## Data lines
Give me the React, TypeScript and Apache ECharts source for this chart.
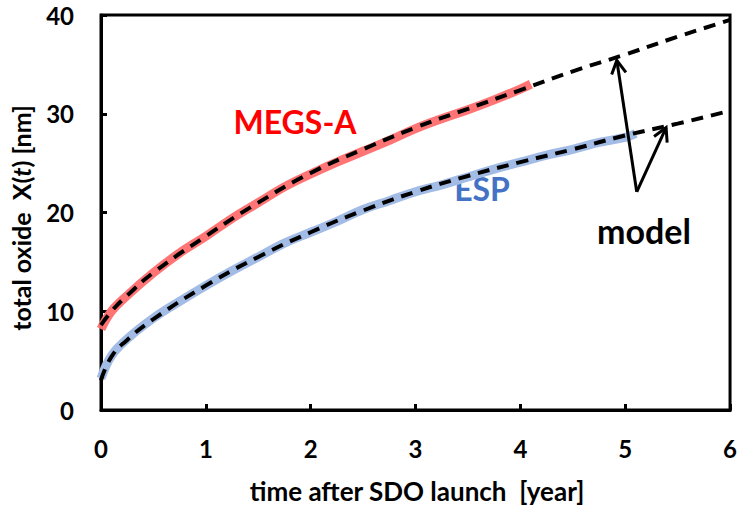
import React, { useEffect, useRef } from "react";
import * as echarts from "echarts";

const megsT = [0, 0.1, 0.25, 0.5, 0.75, 1, 1.25, 1.5, 1.75, 2, 2.25, 2.5, 2.75, 3, 3.25, 3.5, 3.75, 4, 4.1];
const megsV = [8.2, 10.0, 11.6, 13.9, 15.9, 17.6, 19.4, 21.0, 22.6, 23.9, 25.1, 26.2, 27.3, 28.5, 29.5, 30.4, 31.4, 32.5, 33.0];

const espT = [0, 0.1, 0.25, 0.5, 0.75, 1, 1.25, 1.5, 1.75, 2, 2.25, 2.5, 2.75, 3, 3.25, 3.5, 3.75, 4, 4.25, 4.5, 4.75, 5, 5.1];
const espV = [3.2, 5.5, 7.2, 9.3, 11.0, 12.6, 14.1, 15.5, 16.9, 18.0, 19.1, 20.3, 21.2, 22.1, 22.8, 23.6, 24.4, 25.1, 25.8, 26.4, 27.1, 27.6, 28.0];

const modelT = [0, 0.1, 0.25, 0.5, 1, 1.5, 2, 2.5, 3, 3.5, 4, 4.5, 5, 5.5, 6];
const modelMegsV = [8.6, 10.0, 11.6, 13.9, 17.6, 21.0, 24.0, 26.4, 28.6, 30.5, 32.4, 34.3, 36.0, 37.8, 39.5];
const modelEspV = [3.0, 5.4, 7.1, 9.2, 12.6, 15.5, 18.0, 20.2, 22.1, 23.7, 25.1, 26.4, 27.8, 29.0, 30.3];

const arrows = [
  [5.11, 22.1, 4.92, 35.4],
  [5.11, 22.1, 5.39, 28.6],
];

const xTicks = [0, 1, 2, 3, 4, 5, 6];
const yTicks = [0, 10, 20, 30, 40];

const FONT = "Lato, 'Open Sans', sans-serif";

const zip = (t: number[], v: number[]) => t.map((x, i) => [x, v[i]]);

export default function App() {
  const ref = useRef<HTMLDivElement>(null);
  useEffect(() => {
    if (!ref.current) return;
    const chart = echarts.init(ref.current, null, { renderer: "svg" });
    const axisLabel = { fontFamily: FONT, fontWeight: "bold" as const, fontSize: 24, color: "#000" };
    chart.setOption({
      animation: false,
      backgroundColor: "#fff",
      grid: { left: 101, top: 15, right: 3, bottom: 98, show: true, borderColor: "#000", borderWidth: 3, containLabel: false },
      xAxis: {
        type: "value",
        min: xTicks[0],
        max: xTicks[xTicks.length - 1],
        interval: 1,
        axisLine: { show: true, lineStyle: { color: "#000", width: 3 } },
        axisTick: { show: true, inside: true, length: 6, lineStyle: { color: "#000", width: 3 } },
        splitLine: { show: false },
        axisLabel: { ...axisLabel, margin: 26 },
      },
      yAxis: {
        type: "value",
        min: yTicks[0],
        max: yTicks[yTicks.length - 1],
        interval: 10,
        axisLine: { show: true, lineStyle: { color: "#000", width: 3 } },
        axisTick: { show: true, inside: true, length: 6, lineStyle: { color: "#000", width: 3 } },
        splitLine: { show: false },
        axisLabel: { ...axisLabel, margin: 27 },
      },
      series: [
        {
          type: "line", name: "MEGS-A", data: zip(megsT, megsV), smooth: 0.4, showSymbol: false,
          lineStyle: { color: "#ff6e6e", width: 9, opacity: 0.95 }, z: 2,
        },
        {
          type: "line", name: "ESP", data: zip(espT, espV), smooth: 0.4, showSymbol: false,
          lineStyle: { color: "#a3bce6", width: 9 }, z: 2,
        },
        {
          type: "line", name: "model MEGS-A", data: zip(modelT, modelMegsV), smooth: 0.5, showSymbol: false,
          lineStyle: { color: "#000", width: 4, type: [12, 8] }, z: 3,
        },
        {
          type: "line", name: "model ESP", data: zip(modelT, modelEspV), smooth: 0.5, showSymbol: false,
          lineStyle: { color: "#000", width: 4, type: [12, 8] }, z: 3,
        },
        {
          type: "custom", name: "arrows", data: arrows, z: 4,
          renderItem: (params: any, api: any) => {
            const p0 = api.coord([api.value(0), api.value(1)]);
            const p1 = api.coord([api.value(2), api.value(3)]);
            const ang = Math.atan2(p1[1] - p0[1], p1[0] - p0[0]);
            const L = 15, a = 0.5;
            const h1 = [p1[0] - L * Math.cos(ang - a), p1[1] - L * Math.sin(ang - a)];
            const h2 = [p1[0] - L * Math.cos(ang + a), p1[1] - L * Math.sin(ang + a)];
            return {
              type: "group",
              children: [
                { type: "line", shape: { x1: p0[0], y1: p0[1], x2: p1[0], y2: p1[1] }, style: { stroke: "#000", lineWidth: 3 } },
                { type: "polyline", shape: { points: [h1, p1, h2] }, style: { stroke: "#000", fill: null, lineWidth: 3, lineJoin: "miter" } },
              ],
            };
          },
        },
      ],
      graphic: [
        { type: "text", x: 295, y: 121, style: { text: "MEGS-A", fill: "#ff0000", font: `bold 32px ${FONT}`, align: "center", verticalAlign: "middle" } },
        { type: "text", x: 482, y: 188, style: { text: "ESP", fill: "#4472c4", font: `bold 32px ${FONT}`, align: "center", verticalAlign: "middle" } },
        { type: "text", x: 644, y: 230, style: { text: "model", fill: "#000", font: `bold 34px ${FONT}`, align: "center", verticalAlign: "middle" } },
        { type: "text", x: 417, y: 491, style: { text: "time after SDO launch  [year]", fill: "#000", font: `bold 26px ${FONT}`, align: "center", verticalAlign: "middle" } },
        {
          type: "text", x: 21, y: 218, rotation: Math.PI / 2,
          style: {
            text: "total oxide  X({it|t}) [nm]", fill: "#000", font: `bold 25px ${FONT}`, align: "center", verticalAlign: "middle",
            rich: { it: { fontStyle: "italic", fontWeight: "bold", fontSize: 25, fontFamily: FONT, fill: "#000" } },
          },
        },
      ],
    });
    return () => chart.dispose();
  }, []);
  return <div ref={ref} style={{ width: 740, height: 508, position: "absolute", left: 0, top: 0 }} />;
}
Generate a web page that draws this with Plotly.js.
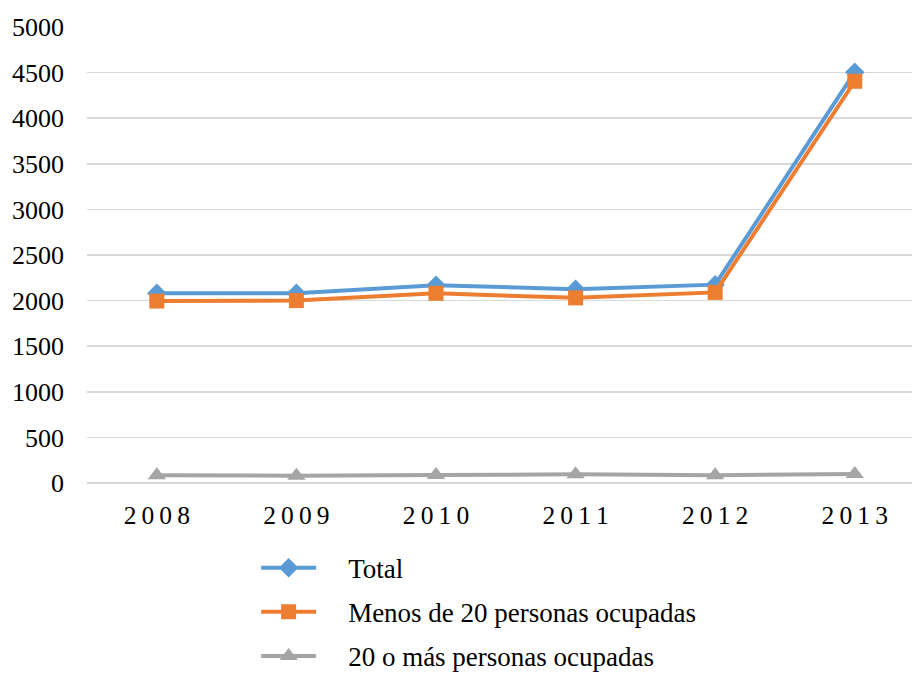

## Exercise brief
Leave out the pictures and restate, word for word, the lines from the top of the data through the line containing "import * as", both included.

## Completed exercise
Give me the React, TypeScript and Apache ECharts source for this chart.
import React, { useEffect, useRef } from "react";
import * as echarts from "echarts";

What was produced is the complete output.